New Model Uses Team Interactions to Predict Next Steps in Collaborative Work
A team-informed algorithm forecasts where collaborators will click next, boosting navigation accuracy and pointing the way to smarter tools for software engineering and beyond.
Finding the right file, function, or document at the right moment can make or break complex, time-pressured work. A new predictive model developed by researchers at North Carolina State University taps not only an individual’s behavior but also the actions and conversations of their teammates to guide users to what they need next—faster.
From animal behavior to team software tools
The model is inspired by “social foraging,” a phenomenon well known in animal behavior where groups share cues to locate resources more efficiently. While recommendation systems typically learn from a single user’s clicks and queries, the research team argues that collaborative work produces rich, underused signals—what teammates open, where they navigate, and what they discuss—that can sharpen next-step predictions.
Meet PFIS-T: a socially grounded next-step predictor
The system, called Programmer Flow by Information Scent for teams (PFIS-T), integrates two categories of input:
- Individual traces: a user’s own navigation history and behavioral cues.
- Team signals: teammates’ activity within the system plus explicit communication cues drawn from their interactions.
PFIS-T was designed with software engineering maintenance in mind—debugging, code reuse, and feature development—contexts where developers constantly decide which file or function to open next. But the approach is generalizable to other collaborative domains such as scientific research, intelligence analysis, or crisis response, where shared context often shapes the path to answers.
How the study was run
To evaluate PFIS-T, the researchers conducted a lab study with 30 software engineers working in 10 three-person teams on code-maintenance tasks. They compared three things:
- What teams actually did as they navigated the codebase.
- PFIS-T’s predictions of where each teammate would go next.
- Predictions from a previous state-of-the-art model that relied solely on the individual user’s history.
The headline result: PFIS-T correctly predicted 81.5% of team navigations, improving accuracy by up to 16.7% over the individual-only baseline. The advantage widened when teammates communicated frequently, suggesting that collaboration itself amplifies useful signals.
Why team cues matter
In real-world engineering, developers frequently follow one another’s trails—opening the modules a colleague just referenced, revisiting a function a teammate flagged, or jumping to files discussed in chat. PFIS-T captures these dynamics by blending “information scent” (the cues that suggest where relevant information lies) from a user’s own context with the evolving context of the team.
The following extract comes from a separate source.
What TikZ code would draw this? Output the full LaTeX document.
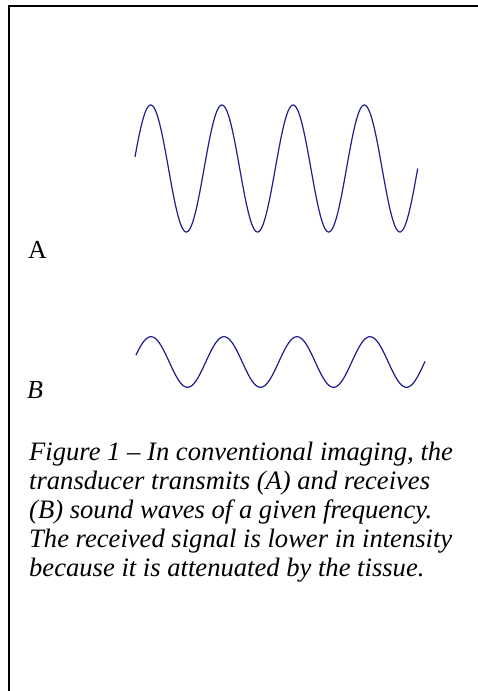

The result is a socially aware predictor that mirrors how humans actually traverse complex information spaces.
What this could change
PFIS-T is well positioned to complement AI-powered next-step or code navigation tools in integrated development environments, documentation portals, and knowledge bases. By injecting a socially grounded signal—what the team is doing and saying right now—it can help tools:
- Rank search results and code symbols that are contextually relevant to the whole team.
- Surface likely next files, functions, or tickets based on collective activity.
- Reduce context-switching friction during pair programming or incident response.
Beyond software engineering, any high-stakes collaborative workflow—lab research, operations centers, emergency management—could benefit from next-step predictions that reflect group behavior, not just solo histories.
Where to see the work
The paper, “Where Will They Click Next? A Social Foraging Model for Collaborating Teams,” will be presented on April 17 at the ACM CHI Conference on Human Factors in Computing Systems in Barcelona, Spain. The corresponding author is Shahnewaz Leon, a Ph.D. student at NC State, with co-author Sandeep Kuttal, associate professor of computer science at NC State.
Funding
This research was supported by the Air Force Office of Scientific Research (FA9550-21-1-0108) and the National Science Foundation (2313890).